Shell U.K. Exploration and Production, operator in the U.K. sector of the North Sea for Shell and Esso, is developing the tight gas reservoirs of the Barque and Clipper fields, located in the Sole Pit Basin of the U.K. Southern North Sea. Well productivity is fundamentally dependent on the intersection of dune slipface sands and/or sparsely distributed open natural fracture systems. The initial development plans were based on the use of conventionally deviated wells with cemented liners across the pay section, relying on massive hydraulic fracture stimulation, if required, to achieve economic production rates. This concept has progressively evolved towards the use of horizontal wells which increase the probability of intersecting the productive features in the reservoir. Twelve horizontal wells were drilled up to mid 1992, out of a total of twenty six development wells.

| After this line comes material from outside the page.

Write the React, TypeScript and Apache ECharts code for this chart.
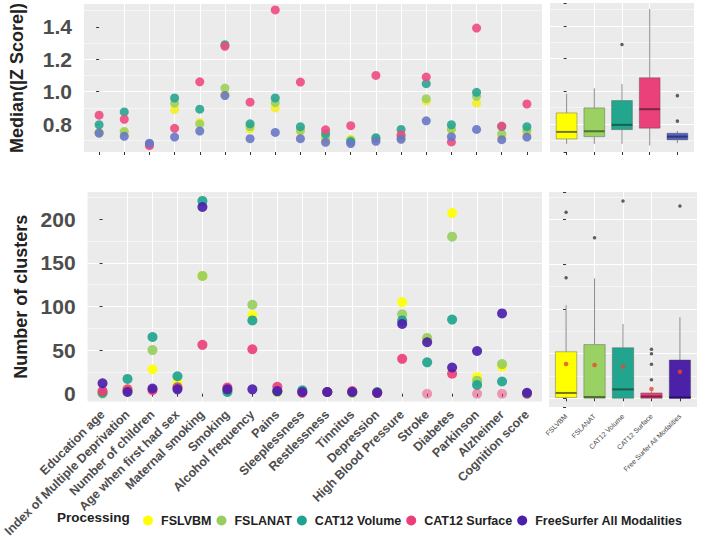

The main findings are:

  • average initial deliverability of horizontal wells is significantly higher than that of conventionally deviated wells; Productivity Improvement Factors of between 2 and 7 have been realised;

  • horizontal wells decline more slowly than fracture stimulated wells;

  • Ultimate Recovery has increased by 20% relative, which is to a large extent due to horizontal wells;

  • the well count can be reduced by some 25%; this has, in combination with well cost savings through the use of slim casing schemes and the increase in UR, significantly improved the project economics;

  • additional reserves from low relief flank areas can be accessed.